What most interested me about Morgan et al.  were their observations about data in PALS and areas for improvement of PALS, as well as the need to make it easier to locate information on objections and litigation. Here’s just a brief example.

Our examination of the PALS-MYTR revealed very different elapsed days to completion for the three NEPA analysis types. Therefore, the type of NEPA analysis the agency uses for a proposed land management action should be a major determinant of the time it takes to complete that NEPA analysis. The agency was seeking, with the proposed rule changes, to increase the number of CEs it can use and to broaden some of the CE authorities. When a proposed action is suitable for a CE, its NEPA analysis is far more likely to take less time and far less likely to be litigated based on the litigation rates discussed below.

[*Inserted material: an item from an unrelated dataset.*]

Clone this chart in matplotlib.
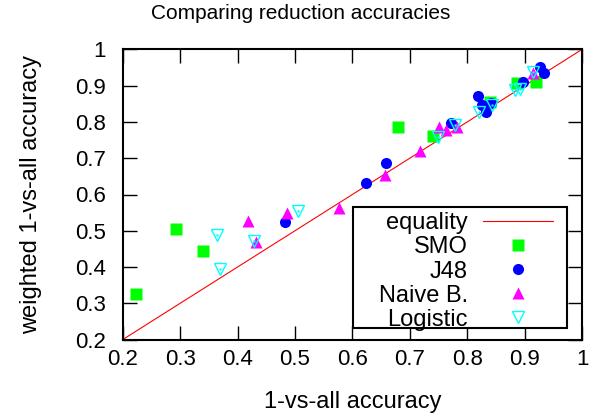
import matplotlib
matplotlib.use("Agg")
import matplotlib.pyplot as plt
from matplotlib.patches import Rectangle
import numpy as np

plt.rcParams['font.family'] = ['Liberation Sans', 'DejaVu Sans']

title = "Comparing reduction accuracies"
xlabel = "1-vs-all accuracy"
ylabel = "weighted 1-vs-all accuracy"
ticks = [0.2, 0.3, 0.4, 0.5, 0.6, 0.7, 0.8, 0.9, 1.0]
tick_labels = ["0.2", "0.3", "0.4", "0.5", "0.6", "0.7", "0.8", "0.9", "1"]

smo_x = [0.223, 0.292, 0.339, 0.680, 0.741, 0.839, 0.886, 0.920]
smo_y = [0.325, 0.504, 0.444, 0.785, 0.762, 0.854, 0.906, 0.910]

j48_x = [0.482, 0.623, 0.658, 0.772, 0.818, 0.825, 0.832, 0.842, 0.898, 0.927, 0.934]
j48_y = [0.525, 0.631, 0.686, 0.796, 0.871, 0.846, 0.828, 0.851, 0.909, 0.952, 0.935]

nb_x = [0.419, 0.433, 0.486, 0.576, 0.657, 0.718, 0.751, 0.763, 0.782, 0.914]
nb_y = [0.528, 0.470, 0.548, 0.563, 0.653, 0.720, 0.787, 0.777, 0.787, 0.934]

log_x = [0.364, 0.370, 0.429, 0.506, 0.750, 0.779, 0.821, 0.844, 0.883, 0.892, 0.914]
log_y = [0.488, 0.394, 0.472, 0.554, 0.759, 0.791, 0.828, 0.846, 0.888, 0.890, 0.938]

labels = ["equality", "SMO", "J48", "Naive B.", "Logistic"]

FS = 16
LFS = 17
TFS = 15
fig = plt.figure(figsize=(6.02, 4.17), dpi=100)
ax = fig.add_axes([122.7/602, (417-339.6)/417, (582-122.7)/602, (339.6-49.4)/417])

ax.plot([0.2, 1.0], [0.2, 1.0], color='#ff0000', lw=0.8, zorder=2)
ms = 8
ax.plot(smo_x, smo_y, 's', color='#00ff00', ms=ms, mec='none', zorder=3, clip_on=False)
ax.plot(j48_x, j48_y, 'o', color='#0000ff', ms=ms, mec='none', zorder=4, clip_on=False)
ax.plot(nb_x, nb_y, '^', color='#ff00ff', ms=ms, mec='none', zorder=5, clip_on=False)
ax.plot(log_x, log_y, 'v', color='#00ffff', ms=ms, mfc='none', mew=1.0, zorder=6, clip_on=False)
ax.plot(log_x, log_y, '.', color='#00ffff', ms=1.5, zorder=6, clip_on=False)

ax.set_xlim(0.2, 1.0)
ax.set_ylim(0.2, 1.0)
ax.set_xticks(ticks)
ax.set_xticklabels(tick_labels)
ax.set_yticks(ticks)
ax.set_yticklabels(tick_labels)
ax.tick_params(direction='in', length=10, width=1.0, top=True, right=True,
               labelsize=FS, pad=7, color='black')
ax.tick_params(axis='y', pad=12)
for s in ax.spines.values():
    s.set_linewidth(1.5)

fig.text(0.5, 1 - 13.5/417, title, fontsize=TFS, ha='center', va='center')
ax.set_xlabel(xlabel, fontsize=LFS, labelpad=15)
ax.set_ylabel(ylabel, fontsize=LFS, labelpad=24)

# gnuplot-style legend (right-aligned text, samples to the right)
x0, x1, y0, y1 = 0.5008, 0.968, 0.039, 0.456
ax.add_patch(Rectangle((x0, y0), x1 - x0, y1 - y0, transform=ax.transAxes,
                       facecolor='white', edgecolor='black', lw=1.5, zorder=7))
rows = [0.4097 - i * (0.4097 - 0.0768) / 4 for i in range(5)]
tx, mx = 0.751, 0.860
for lab, ry in zip(labels, rows):
    ax.text(tx, ry, lab, transform=ax.transAxes, ha='right', va='center_baseline',
            fontsize=LFS, zorder=8)
ax.plot([0.785, 0.936], [rows[0], rows[0]], color='#ff0000', lw=0.8,
        transform=ax.transAxes, zorder=8, clip_on=False)
ax.plot([mx], [rows[1]], 's', color='#00ff00', ms=ms, mec='none', transform=ax.transAxes, zorder=8)
ax.plot([mx], [rows[2]], 'o', color='#0000ff', ms=ms, mec='none', transform=ax.transAxes, zorder=8)
ax.plot([mx], [rows[3]], '^', color='#ff00ff', ms=ms, mec='none', transform=ax.transAxes, zorder=8)
ax.plot([mx], [rows[4]], 'v', color='#00ffff', ms=ms, mfc='none', mew=1.0, transform=ax.transAxes, zorder=8)

fig.savefig("out.png", dpi=100)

The PALS-MYTR contains 1,269 ongoing analyses, which Fleischman did not analyze. Of the ongoing analyses, 320 are identified as “complete”, 655 “in progress”, and 294 “on hold”. Many (505) of the ongoing and in progress analyses were initiated in FY 2016–2019, but there are over 400 ongoing analyses from FY 2005–2015. Presumably the on hold analyses are paused, but there were over 100 documents on hold as of April 2019 that were initiated between FY 2005 and 2013. This is a long time for a NEPA analysis to be “on hold.” This is another indication of a dataset that needs more complete documentation and checking and cleaning before it is used for policy analysis. Further, the number of elapsed days from initiation until April 1, 2019, for all ongoing analyses ranges from 101 to 5,203 days, with an average of 1,180 elapsed days (more than three years). There are more than 880 NEPA analyses ongoing and not marked complete that will have elapsed days greater than the five-month average the original authors portrayed as proof that NEPA is “fast.” By analysis type, 824 (65 %) of the ongoing analyses are CEs, followed by 331 EAs, and 114 EISs. The presence of 249 ongoing and in progress CEs and 187 ongoing and in progress EAs initiated from FY 2014–2018 does not indicate that NEPA is “fast.” These data may suggest that cleaning of the PALS-MYTR dataset should be completed before drawing conclusions about the timeliness or efficiency of NEPA.

I think it is useful to (1) have a relatively accurate database (2) have it available to the public (3) look at the database for information about managing and understanding how the FS does NEPA. Having said that, even the old GAO reports said that R-1 had more than its share of litigation. So in simple language, as I said in previous comments, you can’t just take perceived regional problems nationally and average them into not being important. I mean you can, but that’s a value, not necessarily “what the science says.”

If you want to read the whole paper (it’s a must-read for NEPA aficionados), you can ask for a e-reprint from the main author.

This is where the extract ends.